Gryffindor

After the concert we go back to Joan’s house. The mountain road climbs through the darkness and stretches through the cold, clear night all the way to the heavens. Bright and defined constellations serve as guiding beacons up the winding driveway because there are no other lights here. We are in God’s country now.

I point the headlights of my car at the door and grab a flashlight, making my way past discarded wood piles and garden stones to the chipped cement steps and long walkway that leads to the front door. The path would be perilous if I had not done it so often and will be more so in the days ahead as water, ice and snow replace the decaying leaves and dirt along the way. I wonder as I often do how Joan does it day in and day out -- pugs underfoot -- without tripping and breaking her neck.

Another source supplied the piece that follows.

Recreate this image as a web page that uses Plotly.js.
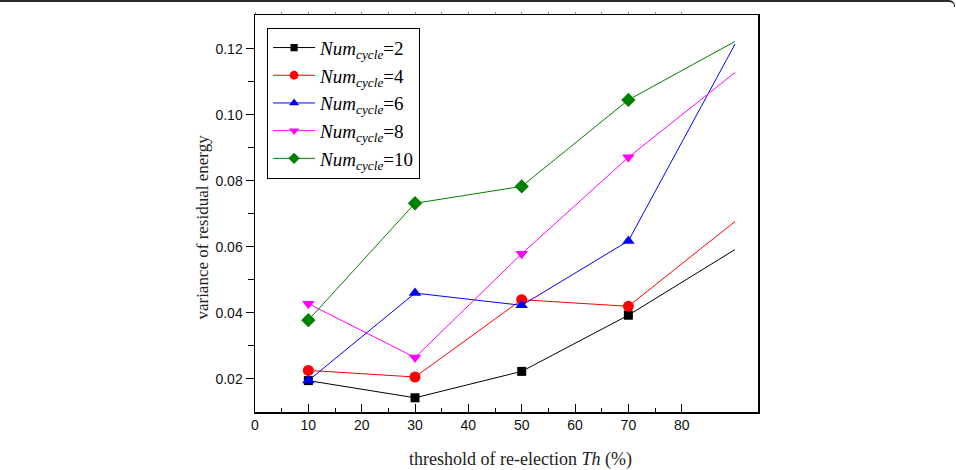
<!DOCTYPE html>
<html>
<head>
<meta charset="utf-8">
<script src="https://cdn.plot.ly/plotly-3.0.1.min.js"></script>
<style>
  html, body { margin: 0; padding: 0; background: #fff; }
  #wrap { position: relative; width: 956px; height: 470px; overflow: hidden; }
  #chart { width: 956px; height: 470px; }
  #frame { position: absolute; left: 0; top: 0; width: 954px; height: 5px;
           border-top: 2px solid #2a2a2a; border-right: 1px solid #2a2a2a;
           border-top-right-radius: 6px; pointer-events: none; }
</style>
</head>
<body>
<div id="wrap">
  <div id="chart"></div>
  <div id="frame"></div>
</div>
<script>
// Re-election threshold Th (%)
const thresholds = [10, 30, 50, 70, 90];

// Variance of residual energy for each cycle count
const numCycle2  = [0.0195, 0.0143, 0.0223, 0.0393, 0.0592];
const numCycle4  = [0.0226, 0.0206, 0.0440, 0.0420, 0.0677];
const numCycle6  = [0.0195, 0.0460, 0.0423, 0.0618, 0.1214];
const numCycle8  = [0.0428, 0.0265, 0.0579, 0.0871, 0.1128];
const numCycle10 = [0.0378, 0.0732, 0.0783, 0.1045, 0.1222];

const seriesNames = ['2', '4', '6', '8', '10'];

// Axis tick labels
const xTickVals = [0, 10, 20, 30, 40, 50, 60, 70, 80];
const yTickVals = [0.02, 0.04, 0.06, 0.08, 0.10, 0.12];
const yTickText = ['0.02', '0.04', '0.06', '0.08', '0.10', '0.12'];

const seriesValues = [numCycle2, numCycle4, numCycle6, numCycle8, numCycle10];
const colors  = ['#000000', '#ff0000', '#0000ff', '#ff00ff', '#008000'];
const symbols = ['square', 'circle', 'triangle-up', 'triangle-down', 'diamond'];
const sizes   = [9, 11, 11, 11, 11];

const traces = seriesValues.map((vals, k) => ({
  x: thresholds,
  y: vals,
  type: 'scatter',
  mode: 'lines+markers',
  name: '<i>Num</i><sub><i>cycle</i></sub>=' + seriesNames[k],
  line: { color: colors[k], width: 1 },
  marker: {
    symbol: symbols[k],
    color: colors[k],
    opacity: 1,
    // last point of each curve is drawn without a marker
    size: thresholds.map((_, i) => (i < thresholds.length - 1 ? sizes[k] : 0)),
    line: { width: 0 }
  },
  cliponaxis: false
}));

// empty trace that carries the faint tick marks along the top edge
traces.push({
  x: [], y: [], type: 'scatter', mode: 'markers',
  xaxis: 'x2', yaxis: 'y', showlegend: false, hoverinfo: 'skip'
});

const serif = 'Liberation Serif, Times New Roman, serif';
const sans = 'Liberation Sans, Arial, sans-serif';

const layout = {
  width: 956,
  height: 470,
  margin: { l: 255, r: 198, t: 15, b: 58, pad: 0 },
  paper_bgcolor: '#ffffff',
  plot_bgcolor: '#ffffff',
  showlegend: true,
  legend: {
    x: 0.024, y: 0.968, xanchor: 'left', yanchor: 'top',
    bgcolor: '#ffffff',
    bordercolor: '#000000',
    borderwidth: 1,
    font: { family: serif, size: 19, color: '#000' },
    tracegroupgap: 0,
    itemwidth: 42
  },
  xaxis: {
    range: [0, 94.3],
    tickvals: xTickVals,
    ticktext: xTickVals.map(String),
    ticks: 'inside',
    ticklen: 8,
    tickwidth: 1,
    tickcolor: '#000',
    minor: { tickvals: [5, 15, 25, 35, 45, 55, 65, 75], ticks: 'inside', ticklen: 4, tickwidth: 1, tickcolor: '#000' },
    showline: true,
    linecolor: '#000',
    linewidth: 1.5,
    mirror: true,
    showgrid: false,
    zeroline: false,
    tickfont: { family: sans, size: 14, color: '#111' },
    fixedrange: true
  },
  xaxis2: {
    overlaying: 'x',
    side: 'top',
    anchor: 'y',
    range: [0, 94.3],
    tickvals: [0, 5, 10, 15, 20, 25, 30, 35, 40, 45, 50, 55, 60, 65, 70, 75, 80],
    ticks: 'outside',
    ticklen: 2,
    tickwidth: 1,
    tickcolor: '#888',
    showticklabels: false,
    showline: false,
    showgrid: false,
    zeroline: false,
    fixedrange: true
  },
  yaxis: {
    range: [0.01, 0.1302],
    tickvals: yTickVals,
    ticktext: yTickText,
    ticks: 'outside',
    ticklen: 8,
    tickwidth: 1,
    tickcolor: '#000',
    minor: { tickvals: [0.03, 0.05, 0.07, 0.09, 0.11], ticks: 'outside', ticklen: 6, tickwidth: 1, tickcolor: '#000' },
    showline: true,
    linecolor: '#000',
    linewidth: 1.5,
    mirror: true,
    showgrid: false,
    zeroline: false,
    tickfont: { family: sans, size: 14, color: '#111' },
    fixedrange: true
  },
  annotations: [
    {
      text: 'variance of residual energy',
      xref: 'paper', yref: 'paper',
      x: -0.105, y: 0.465,
      xanchor: 'center', yanchor: 'middle',
      textangle: -90,
      showarrow: false,
      font: { family: serif, size: 17, color: '#222' }
    },
    {
      text: 'threshold of re-election <i>Th</i> (%)',
      xref: 'paper', yref: 'paper',
      x: 0.527, y: -0.119,
      xanchor: 'center', yanchor: 'middle',
      showarrow: false,
      font: { family: serif, size: 18, color: '#222' }
    }
  ]
};

Plotly.newPlot('chart', traces, layout, { displayModeBar: false, staticPlot: true });
</script>
</body>
</html>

Inside the living room, she has turned on the incandescent lamps and the string of colored Christmas lights that beckon year round. A soft, orange flame smolders in the woodstove. I love this view at night, staring through the long row of glass at the warmth and wonder inside. It is not the stuff of a Norman Rockwell or Thomas Kinkade painting, no rosy cottage glow or rose-colored glasses through which to view this scene. There is stark reality here – sub-zero temperatures each winter, cold brittle hands stacking firewood, a scarcity of creature comforts in true New England fashion, but tonight we are not there yet. It may be mid-November, but the temperatures are cool, not yet cold. And, in spite of the hardships in forging a life here, each time I visit, I view the scene through the lens of love.

Joan putters around inside, surprisingly still in her dress clothes although she arrived back from the concert before us. The downstairs pugs – blind, black Puddleglum and scarred, fawn Soup gather around her. Tonight that is all that are down here, the rest of the brood upstairs in their respective rooms. Joan has already put their food on the stove and laid out the makings for hot cocoa.

I informed her we can’t stay long, but I want to snap a picture of Gryffindor, the puppy she kept out of the last litter. I push my way into the room and am greeted by the smell of wood smoke and dog, a pungent mixture to which I have become accustomed. I move away the clutter of papers that Joan is perpetually sorting and warn Puddleglum in a loud voice and no uncertain terms that he better not try to pee on me tonight – the two of us engaged in an ongoing battle, which usually results in him marking my leg.

Joan motions to the flurry of activity at my feet and I look down to see a living, breathing, bundle of joy. Gryffindor runs and jumps and leaps beneath me, wiggling in between. I am used to puppies at Pugdom and all are precious and sweet. I thought Gryffindor exceptionally handsome from the get-go. Puppies, like all children, seem to possess an extra portion of energy and playfulness, but this is something else. At first I can’t pinpoint it, but then it hits me. Gryff reminds me of my deceased puppy Mira, the pug I claim was the most joyful creature I have ever known, human or dog. Mira, like Gryff, bounded through her short, sweet life with extra verve as if there was an inner fount of happiness energizing each step. I pick up Gryffindor and see this fount reflected in his eyes. There is lightness to his being. I wish I could snatch him up and take him home.

“Joan,” I gush, “He’s special!” He reaches out with his tender tongue and licks my lips in agreement. I will keep my eye on this boy.

For now I turn my attention to the mug of hot cocoa that Joan hands me and the extra large marshmallow that skims it’s surface. These are her special touches that bring warmth to this scene and melt the New England frost. With childlike glee we sip and smile, watching the puppy, reveling in the company.